I don't know if this is why I also find it slightly impenetrable - I know that personally they were wrestling with Christianity, but whether (other than a couple of obvious examples) and how that feeds in lyrically I just don't know. Is it Christian Rock? Is Tomorrow? I'm wary of categorising it as such - for one thing, anything prior to Zooropa seems equally worthy of the term.
― Ismael Klata, Wednesday, 17 October 2012 23:10 (eleven years ago) link
x-post
I don't think I'll ever fully understand the vitriol spewed at Bono by so many... I mean, I get it: he's pretty douchey, he's pretty self-righteous, fine. But the dude has an amazing voice, and he's not any more over-the-top than so, so, so many other famous vocalists, neither in personality nor in vocal style/presence. I guess I should say that, while I can comprehend the vitriol, I can't inhabit it. I just can't. But that's a blind spot I'm happy to have.

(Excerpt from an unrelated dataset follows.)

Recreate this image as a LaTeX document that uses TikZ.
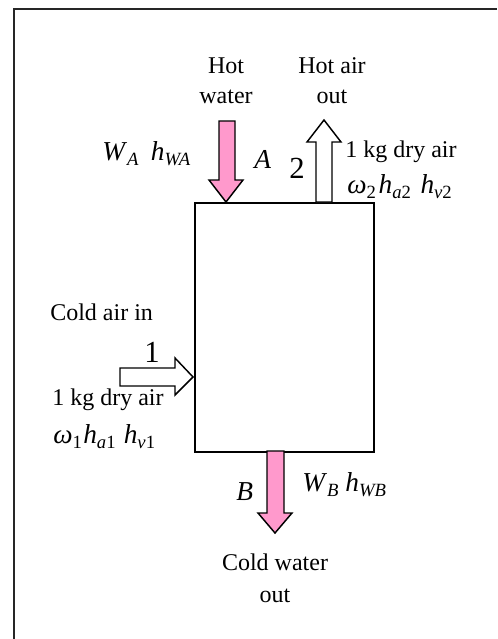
\documentclass[tikz,border=0pt]{standalone}
\usepackage{fontspec}
\setmainfont{Liberation Serif}
\definecolor{pinkw}{RGB}{255,153,204}
\newcommand{\sbs}[1]{\raisebox{-0.42ex}{\fontsize{14}{14}\selectfont #1}}
\newcommand{\ital}[1]{\textit{#1}}
\begin{document}
\begin{tikzpicture}[x=0.75pt,y=-0.75pt,
  lbl/.style={inner sep=0pt, font=\fontsize{18}{22}\selectfont},
  mlbl/.style={inner sep=0pt, font=\fontsize{20.5}{24}\selectfont},
  big/.style={inner sep=0pt, font=\fontsize{23}{26}\selectfont},
  blockarrow/.style={draw=black, line width=1.1pt, line join=miter},
  frame/.style={draw=black!85, line width=1.5pt}]
\useasboundingbox (0,0) rectangle (497,639);
% outer frame (top and left edges visible)
\draw[frame] (14,639) -- (14,9) -- (497,9);
% the unit
\node (box) [draw, line width=1.4pt, minimum width=134.25pt, minimum height=186.75pt,
  anchor=north west, inner sep=0pt] at (194,202) {};
% hot water in (A)
\draw[blockarrow, fill=pinkw] (219,121) -- (235,121) -- (235,180) -- (243,180) -- (226,202) -- (209,180) -- (219,180) -- cycle;
% hot air out (2)
\draw[blockarrow, fill=white] (316,202) -- (316,142) -- (307,142) -- (324,120) -- (341,142) -- (332,142) -- (332,202) -- cycle;
% cold air in (1)
\draw[blockarrow, fill=white] (120,368) -- (175,368) -- (175,358) -- (193,377) -- (175,395) -- (175,386) -- (120,386) -- cycle;
% cold water out (B)
\draw[blockarrow, fill=pinkw] (267,451) -- (267,513) -- (258,513) -- (275,533) -- (292,513) -- (284,513) -- (284,451) -- cycle;
% labels
\node[lbl, anchor=base] (hot1) at (226,73) {Hot};
\node[lbl, anchor=base] (hot2) at (226,103) {water};
\node[lbl, anchor=base] (ha1) at (332,73) {Hot air};
\node[lbl, anchor=base] (ha2) at (332,103) {out};
\node[mlbl, anchor=base west] (wa) at (102,160) {\ital{W}\sbs{\ital{A}}\hspace{0.45em}\ital{h}\sbs{\ital{WA}}};
\node[mlbl, anchor=base west] (la) at (254,168) {\ital{A}};
\node[big, anchor=base west] (l2) at (289,178) {2};
\node[lbl, anchor=base west] (kg2) at (345,157) {1 kg dry air};
\node[mlbl, anchor=base west] (om2) at (347,193) {\ital{ω}\sbs{2}\hspace{0.1em}\ital{h}\sbs{\ital{a}2}\hspace{0.35em}\ital{h}\sbs{\ital{v}2}};
\node[lbl, anchor=base west] (cai) at (50,320) {Cold air in};
\node[big, anchor=base] (l1) at (152,362) {1};
\node[lbl, anchor=base west] (kg1) at (52,405) {1 kg dry air};
\node[mlbl, anchor=base west] (om1) at (53,443) {\ital{ω}\sbs{1}\hspace{0.05em}\ital{h}\sbs{\ital{a}1}\hspace{0.3em}\ital{h}\sbs{\ital{v}1}};
\node[mlbl, anchor=base west] (lb) at (236,500) {\ital{B}};
\node[mlbl, anchor=base west] (wb) at (302,491) {\ital{W}\sbs{\ital{B}}\hspace{0.25em}\ital{h}\sbs{\ital{WB}}};
\node[lbl, anchor=base] (cw1) at (275,570) {Cold water};
\node[lbl, anchor=base] (cw2) at (275,602) {out};
\end{tikzpicture}
\end{document}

― Clarke B., Wednesday, 17 October 2012 23:11 (eleven years ago) link
think of it this way; if Jane's Addiction had released a bazillion albums, Bono would have been supplanted by Perry Farrell a long time ago
― The Owls of Ja Rule (DJP), Wednesday, 17 October 2012 23:14 (eleven years ago) link
Ismael, it somehow feels more Xtian to me than anything else by them, but I would never call it "Christian rock"... I mean, there's "Gloria", there's the chorus that goes "Je-RUUUUU-saaa-lem", there's "Rejoice"... I like the production quite a bit; there's a simplicity and dry-ness to it that you don't really hear on any of their other records. You can really hear the individual parts and hear the players interact. Edge's "gentle cascades of fireworks on the horizon" guitar shadings are more implied than so explicitly framed as on The Unforgettable Fire and The Joshua Tree. He sounds more like a very creative, very economical, very distinctive postpunk guitarist; the link between him and Steve Fellows of Comsat Angels is its most explicit on this record.
― Clarke B., Wednesday, 17 October 2012 23:16 (eleven years ago) link
Best angle I have on the Bonophobia is that it's a mix of envy and embarrassment. Because when you're young Bono is the guy you want to be, then you grow all cynical and failed in various ways, but he's still that guy - so what else are you going to do but hate?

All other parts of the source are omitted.